In employing these tools to develop a strategy, managers will evaluate whether current operations and activities are consistent with strategic objectives (goals and priorities). They must then look beyond current operations toward long-term objectives. This might include consideration of potential market changes, customer shifts, operational demands (such as labor or materials), and the competitive landscape.
Strategic Planning and Competitive Advantage
The ultimate objective of strategic planning and management is to identify, create, foster, and exploit any advantage that the company may have in delivering its value proposition.
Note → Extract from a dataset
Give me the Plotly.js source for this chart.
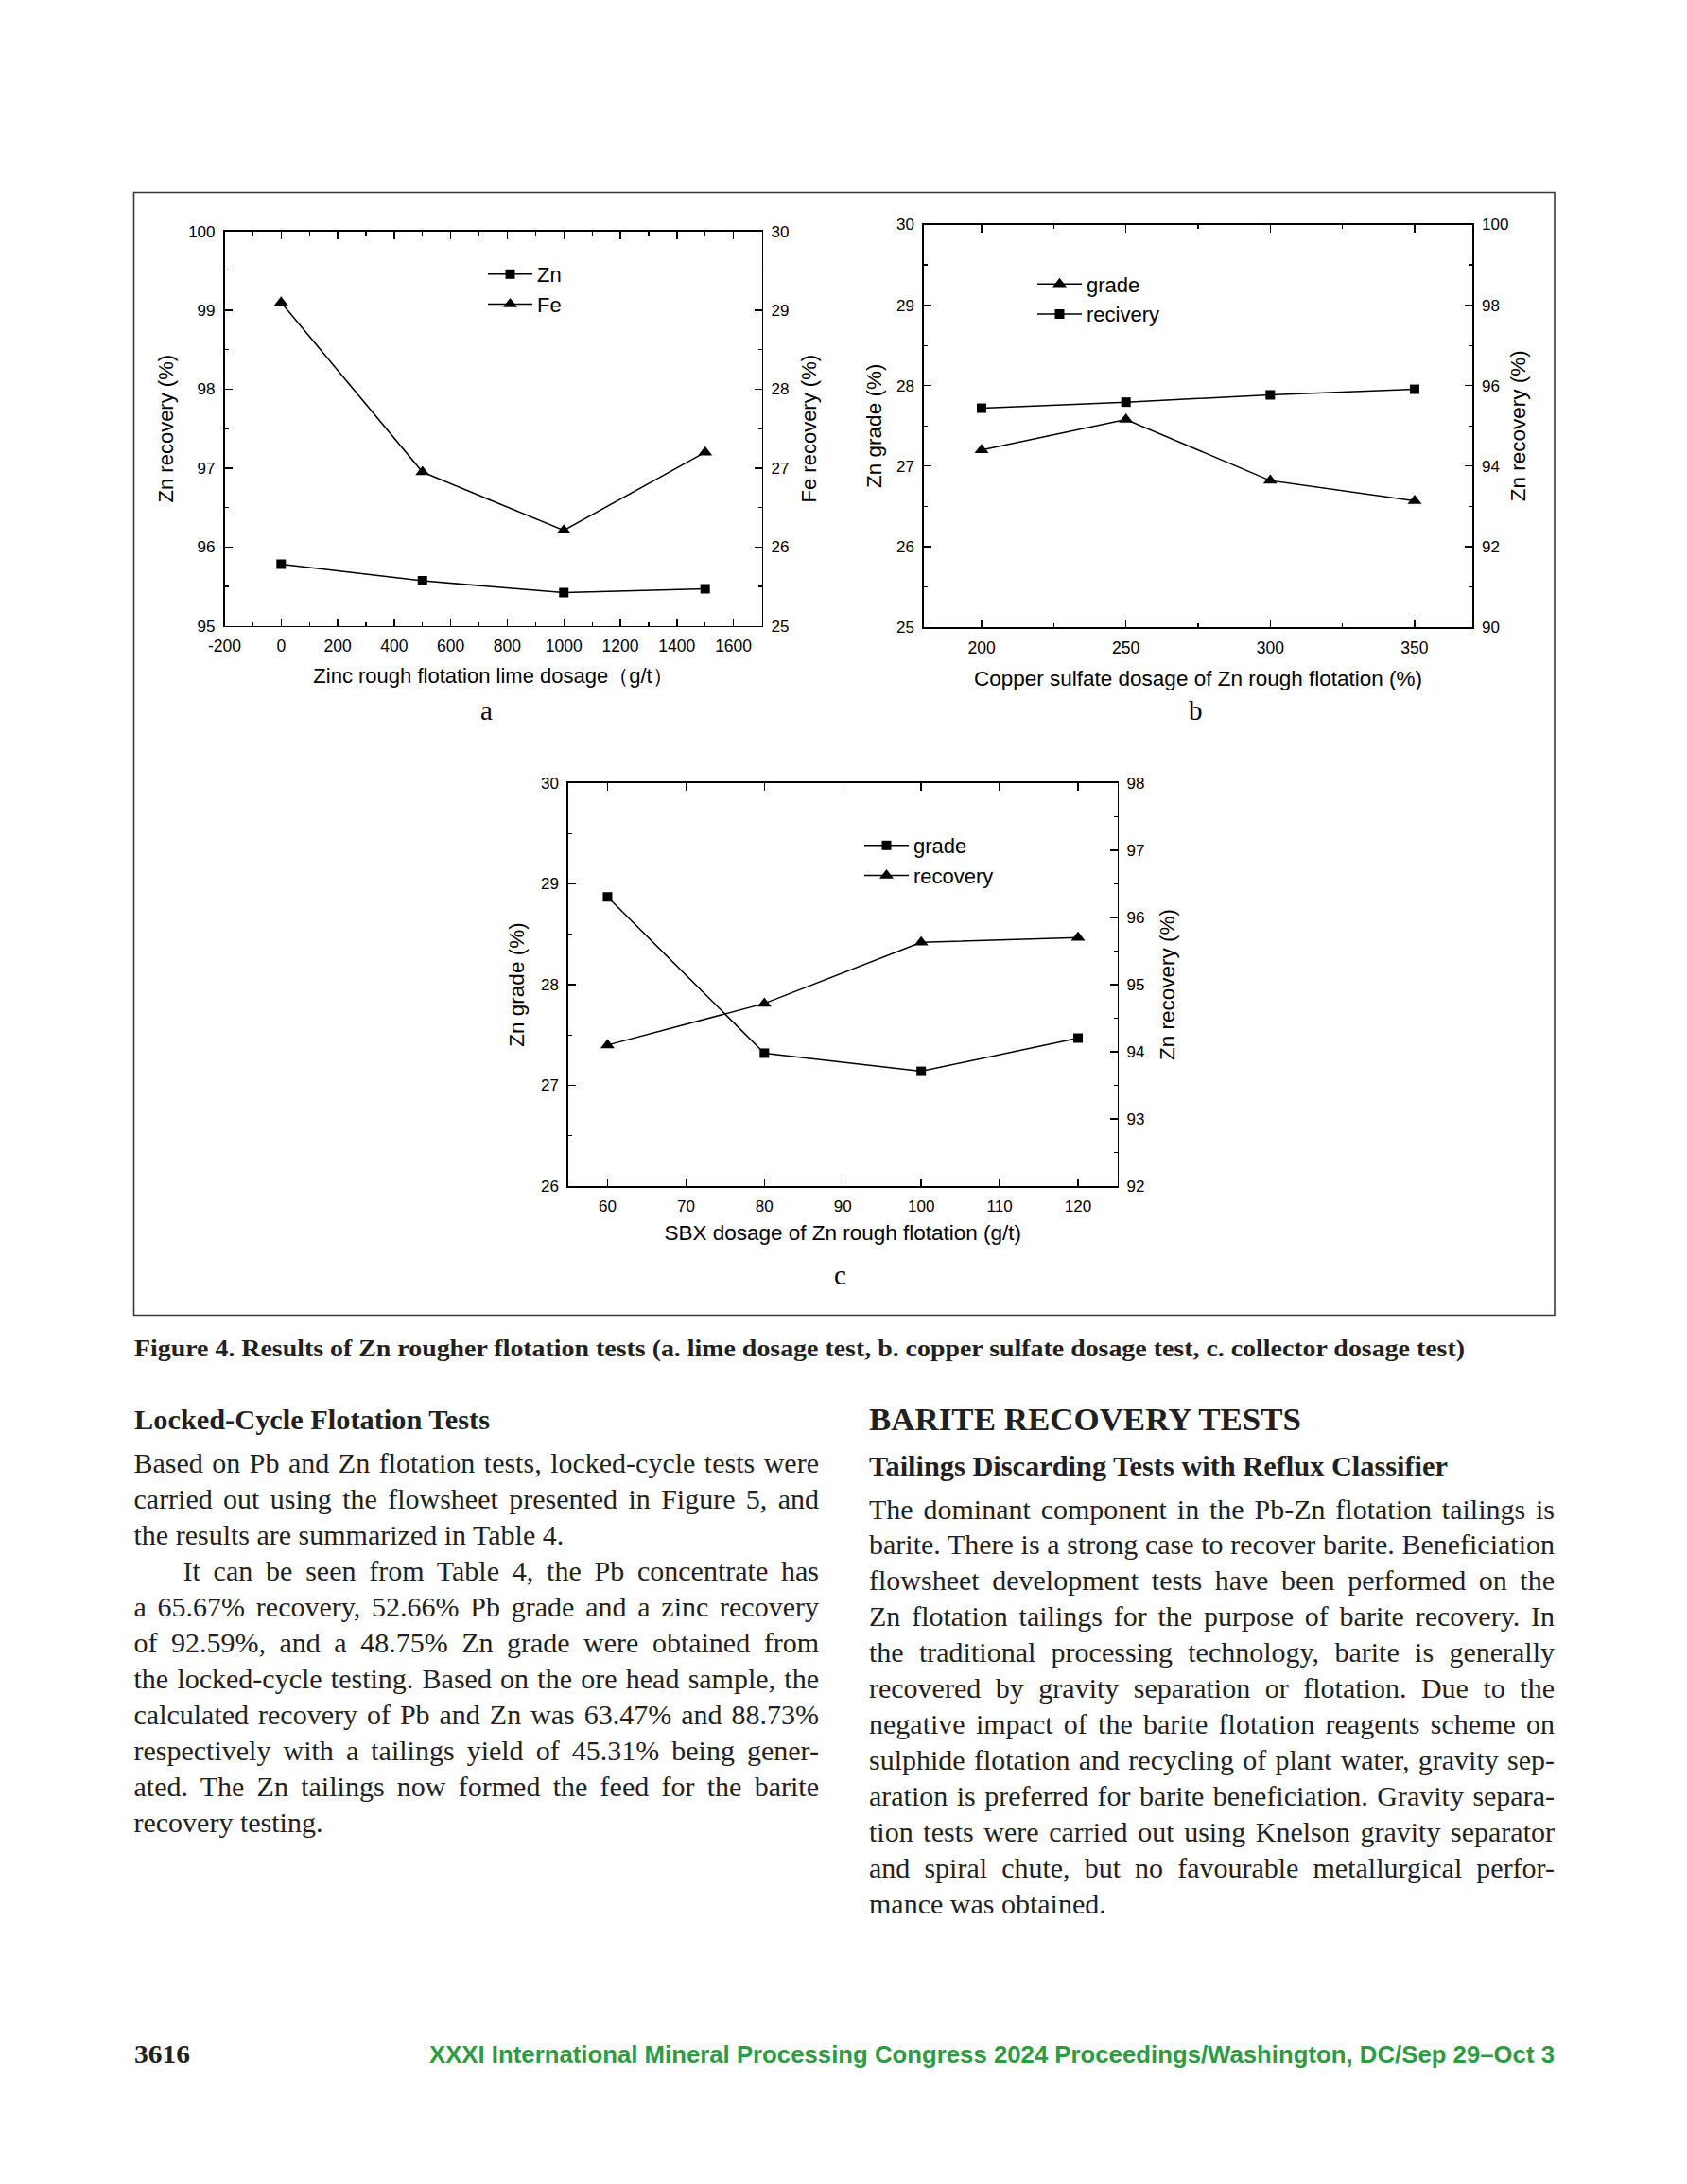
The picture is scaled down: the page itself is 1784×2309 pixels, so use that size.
<!DOCTYPE html>
<html><head><meta charset="utf-8">
<script src="https://cdn.plot.ly/plotly-3.0.1.min.js"></script>
<style>
html,body{margin:0;padding:0;background:#fff;}
#page{position:relative;width:1784px;height:2309px;overflow:hidden;background:#fff;}
#plot{position:absolute;left:0;top:0;width:1784px;height:2309px;}
.t{position:absolute;color:#231f20;white-space:nowrap;}
</style></head><body>
<div id="page"><div id="plot"></div></div>
<script>
// ---------- data ----------
const xA = [0, 500, 1000, 1500];
const znRecA = [95.78, 95.57, 95.42, 95.47];
const feRecA = [29.10, 26.95, 26.21, 27.20];

const xB = [200, 250, 300, 350];
const gradeB = [27.20, 27.58, 26.82, 26.57];
const recB = [95.44, 95.59, 95.77, 95.91];

const xC = [60, 80, 100, 120];
const gradeC = [28.87, 27.32, 27.14, 27.47];
const recC = [94.10, 94.72, 95.63, 95.70];

const ticksXA = [-200, 0, 200, 400, 600, 800, 1000, 1200, 1400, 1600];
const labelsXA = ['-200', '0', '200', '400', '600', '800', '1000', '1200', '1400', '1600'];

const captionText = 'Figure 4. Results of Zn rougher flotation tests (a. lime dosage test, b. copper sulfate dosage test, c. collector dosage test)';
const headLeft = 'Locked-Cycle Flotation Tests';
const headRight = 'BARITE RECOVERY TESTS';
const subheadRight = 'Tailings Discarding Tests with Reflux Classifier';
const leftLines = [
  'Based on Pb and Zn flotation tests, locked-cycle tests were',
  'carried out using the flowsheet presented in Figure 5, and',
  'the results are summarized in Table 4.',
  'It can be seen from Table 4, the Pb concentrate has',
  'a 65.67% recovery, 52.66% Pb grade and a zinc recovery',
  'of 92.59%, and a 48.75% Zn grade were obtained from',
  'the locked-cycle testing. Based on the ore head sample, the',
  'calculated recovery of Pb and Zn was 63.47% and 88.73%',
  'respectively with a tailings yield of 45.31% being gener-',
  'ated. The Zn tailings now formed the feed for the barite',
  'recovery testing.'
];
const rightLines = [
  'The dominant component in the Pb-Zn flotation tailings is',
  'barite. There is a strong case to recover barite. Beneficiation',
  'flowsheet development tests have been performed on the',
  'Zn flotation tailings for the purpose of barite recovery. In',
  'the traditional processing technology, barite is generally',
  'recovered by gravity separation or flotation. Due to the',
  'negative impact of the barite flotation reagents scheme on',
  'sulphide flotation and recycling of plant water, gravity sep-',
  'aration is preferred for barite beneficiation. Gravity separa-',
  'tion tests were carried out using Knelson gravity separator',
  'and spiral chute, but no favourable metallurgical perfor-',
  'mance was obtained.'
];
const pageNum = '3616';
const footerText = 'XXXI International Mineral Processing Congress 2024 Proceedings/Washington, DC/Sep 29\u2013Oct 3';

// ---------- geometry helpers ----------
const W = 1784, H = 2309;
const xd = (a, b) => [a / W, b / W];
const yd = (top, bottom) => [1 - bottom / H, 1 - top / H];
const SANS = 'Liberation Sans, Arial, sans-serif';
const SERIF = 'Liberation Serif, Times New Roman, serif';

function axisBase(fs) {
  return {
    showline: true, linecolor: '#000', linewidth: 1.6,
    ticks: 'inside', ticklen: 8, tickwidth: 1.4, tickcolor: '#000',
    showgrid: false, zeroline: false, ticklabelstandoff: 5,
    tickfont: {family: SANS, size: fs, color: '#000'},
    fixedrange: true
  };
}
function minor(d) { return {dtick: d, ticks: 'inside', ticklen: 4, tickwidth: 1.2, tickcolor: '#000', showgrid: false}; }
function ttl(text, fs, so) { return {text: text, font: {family: SANS, size: fs, color: '#000'}, standoff: so}; }

const lineStyle = {color: '#000', width: 1.5};
const sq = {symbol: 'square', size: 10, color: '#000'};
const tri = {symbol: 'triangle-up', size: 13, color: '#000'};

const traces = [
  {x: xA, y: znRecA, name: 'Zn', xaxis: 'x', yaxis: 'y', mode: 'lines+markers', line: lineStyle, marker: sq, legend: 'legend'},
  {x: xA, y: feRecA, name: 'Fe', xaxis: 'x', yaxis: 'y2', mode: 'lines+markers', line: lineStyle, marker: tri, legend: 'legend'},
  {x: xB, y: gradeB, name: 'grade', xaxis: 'x2', yaxis: 'y3', mode: 'lines+markers', line: lineStyle, marker: tri, legend: 'legend2'},
  {x: xB, y: recB, name: 'recivery', xaxis: 'x2', yaxis: 'y4', mode: 'lines+markers', line: lineStyle, marker: sq, legend: 'legend2'},
  {x: xC, y: gradeC, name: 'grade', xaxis: 'x3', yaxis: 'y5', mode: 'lines+markers', line: lineStyle, marker: sq, legend: 'legend3'},
  {x: xC, y: recC, name: 'recovery', xaxis: 'x3', yaxis: 'y6', mode: 'lines+markers', line: lineStyle, marker: tri, legend: 'legend3'}
];

const domA = {x: xd(237.5, 805.5), y: yd(244.8, 661.6)};
const domB = {x: xd(977, 1557), y: yd(237.5, 663)};
const domC = {x: xd(601, 1181.5), y: yd(828, 1254)};

function legendAt(x, y, fs) {
  return {x: x / W, y: 1 - y / H, xanchor: 'left', yanchor: 'top', bgcolor: 'rgba(0,0,0,0)',
    borderwidth: 0, font: {family: SANS, size: fs, color: '#000'}, itemwidth: 47, tracegroupgap: 0};
}

const layout = {
  width: W, height: H, margin: {l: 0, r: 0, t: 0, b: 0},
  paper_bgcolor: '#fff', plot_bgcolor: 'rgba(0,0,0,0)', showlegend: true,
  // plot a
  xaxis: Object.assign(axisBase(17.5), {domain: domA.x, anchor: 'y', range: [-200, 1700], tickmode: 'array',
    tickvals: ticksXA, ticktext: labelsXA, minor: minor(100), mirror: 'ticks',
    title: ttl('Zinc rough flotation lime dosage\uff08g/t\uff09', 22, 14)}),
  yaxis: Object.assign(axisBase(17), {domain: domA.y, anchor: 'x', range: [95, 100], dtick: 1, tick0: 95,
    minor: minor(0.5), title: ttl('Zn recovery (%)', 22, 9)}),
  yaxis2: Object.assign(axisBase(17), {overlaying: 'y', side: 'right', anchor: 'x', range: [25, 30], dtick: 1, tick0: 25,
    minor: minor(0.5), title: ttl('Fe recovery (%)', 22, 14)}),
  // plot b
  xaxis2: Object.assign(axisBase(17.5), {domain: domB.x, anchor: 'y3', range: [180, 370], tick0: 200, dtick: 50,
    minor: minor(25), mirror: 'ticks', title: ttl('Copper sulfate dosage of Zn rough flotation (%)', 22.5, 15)}),
  yaxis3: Object.assign(axisBase(17), {domain: domB.y, anchor: 'x2', range: [25, 30], dtick: 1, tick0: 25,
    minor: minor(0.5), title: ttl('Zn grade (%)', 22.5, 9)}),
  yaxis4: Object.assign(axisBase(17), {overlaying: 'y3', side: 'right', anchor: 'x2', range: [90, 100], dtick: 2, tick0: 90,
    minor: minor(1), title: ttl('Zn recovery (%)', 22.5, 3)}),
  // plot c
  xaxis3: Object.assign(axisBase(17), {domain: domC.x, anchor: 'y5', range: [55, 125], tick0: 60, dtick: 10,
    mirror: 'ticks', title: ttl('SBX dosage of Zn rough flotation (g/t)', 22.5, 11)}),
  yaxis5: Object.assign(axisBase(17), {domain: domC.y, anchor: 'x3', range: [26, 30], dtick: 1, tick0: 26,
    minor: minor(0.5), title: ttl('Zn grade (%)', 22.5, 11)}),
  yaxis6: Object.assign(axisBase(17), {overlaying: 'y5', side: 'right', anchor: 'x3', range: [92, 98], dtick: 1, tick0: 92,
    minor: minor(0.5), title: ttl('Zn recovery (%)', 22.5, 17)}),
  legend: legendAt(511, 269, 22),
  legend2: legendAt(1092, 279.5, 22),
  legend3: legendAt(909, 873, 22),
  shapes: [
    {type: 'rect', xref: 'paper', yref: 'paper', x0: 141.5 / W, x1: 1644 / W, y0: 1 - 1390.5 / H, y1: 1 - 203.5 / H,
      line: {color: '#3a3a3a', width: 1.6}, fillcolor: 'rgba(0,0,0,0)'}
  ],
  annotations: [
    {text: 'a', x: 514 / W, y: 1 - 751 / H, xref: 'paper', yref: 'paper', showarrow: false, xanchor: 'center', yanchor: 'middle', font: {family: SERIF, size: 29, color: '#000'}},
    {text: 'b', x: 1264 / W, y: 1 - 751 / H, xref: 'paper', yref: 'paper', showarrow: false, xanchor: 'center', yanchor: 'middle', font: {family: SERIF, size: 29, color: '#000'}},
    {text: 'c', x: 888 / W, y: 1 - 1348 / H, xref: 'paper', yref: 'paper', showarrow: false, xanchor: 'center', yanchor: 'middle', font: {family: SERIF, size: 29, color: '#000'}}
  ]
};

Plotly.newPlot('plot', traces, layout, {displayModeBar: false, staticPlot: true});

// ---------- page text ----------
const page = document.getElementById('page');
const TXT = '#231f20';
function place(it) {
  const d = document.createElement('div');
  d.className = 't';
  d.style.left = it.x + 'px';
  d.style.top = (it.y - it.lh / 2) + 'px';
  d.style.height = it.lh + 'px';
  d.style.lineHeight = it.lh + 'px';
  d.style.fontFamily = it.family;
  d.style.fontSize = it.size + 'px';
  d.style.fontWeight = it.weight || 400;
  d.style.color = it.color || TXT;
  const s = document.createElement('span');
  s.textContent = it.text;
  s.style.display = 'inline-block';
  s.style.whiteSpace = 'nowrap';
  d.appendChild(s);
  page.appendChild(d);
  const nat = s.getBoundingClientRect().width;
  if (it.mode === 'fit' || nat > it.w) {
    s.style.transformOrigin = '0 50%';
    s.style.transform = 'scaleX(' + (it.w / nat) + ')';
  } else if (it.mode === 'justify') {
    d.removeChild(s);
    d.textContent = it.text;
    d.style.whiteSpace = 'normal';
    d.style.width = it.w + 'px';
    d.style.textAlign = 'justify';
    d.style.textAlignLast = 'justify';
  }
}
function layoutText() {
  place({text: captionText, x: 141.5, y: 1426, w: 1407, lh: 34, size: 25, weight: 700, family: SERIF, mode: 'fit'});
  place({text: headLeft, x: 141.5, y: 1501, w: 376, lh: 36, size: 29, weight: 700, family: SERIF, mode: 'fit'});
  place({text: headRight, x: 919, y: 1501, w: 457, lh: 40, size: 33, weight: 700, family: SERIF, mode: 'fit'});
  place({text: subheadRight, x: 919, y: 1550, w: 612, lh: 36, size: 29, weight: 700, family: SERIF, mode: 'fit'});
  const step = 37.95;
  leftLines.forEach((t, i) => {
    const last = (i === 2 || i === leftLines.length - 1);
    const ind = (i === 3) ? 52 : 0;
    place({text: t, x: 141.5 + ind, y: 1547 + i * step, w: 724.5 - ind, lh: 38, size: 30, family: SERIF, mode: last ? 'left' : 'justify'});
  });
  rightLines.forEach((t, i) => {
    const last = (i === rightLines.length - 1);
    place({text: t, x: 919, y: 1595.5 + i * step, w: 725, lh: 38, size: 30, family: SERIF, mode: last ? 'left' : 'justify'});
  });
  place({text: pageNum, x: 141.5, y: 2171.5, w: 59, lh: 34, size: 28, weight: 700, family: SERIF, mode: 'fit'});
  place({text: footerText, x: 454, y: 2171.5, w: 1190, lh: 34, size: 26, weight: 700, family: 'Liberation Sans Narrow, Liberation Sans, Arial, sans-serif', color: '#2e9a42', mode: 'fit'});
}
if (document.fonts && document.fonts.ready) { document.fonts.ready.then(layoutText); } else { layoutText(); }
</script>
</body></html>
That is, the business seeks to identify some quality or characteristic of the company or its value proposition (goods, services, information, etc.) that provide it an advantage over other competitors or competitor value propositions. Several important theoretical constructs for creating a competitive advantage through strategy are:
- Porter’s Generic Strategies – Porter’s Generic strategies says that a company can obtain an advantage through differentiation of value proposition, cost advantages in providing the value proposition, and niche market advantages based upon differentiation or cost.
- Bowman’s Clock of Strategies – This clock expanded upon the areas of strategic advantage that a company may enjoy over competitors.
- Blue Ocean Strategy – This theory posits that companies can create new markets for a value proposition (known as “blue oceans”). This avoids competing in existing markets that may be crowded or highly competitive (known as “red oceans”).
Strategic Management and Implementation
In addition to developing a strategic plan, managers must supervise and take part in carrying out the plan. This means efficiently allocating resources in accordance with the plan, charting progress toward obtaining company goals, and making necessary decisions and changes along the way. A strategic plan must remain fluid and evolve with the changes in the company, customer, market, competitors, etc. To manage or map the progress of the corporation, the manager will employ any number of tools or approaches, such as:
- Strategy Map & Action Plan: Generally a visual map of strategic objectives and individual tasks associated with carrying out the objectives.
- Balanced Scorecard – This approach divides strategic objectives into financial, customer, operations, and employee. It will identify key performance indicators (KPIs) in each of these categories and track the progress of completing them.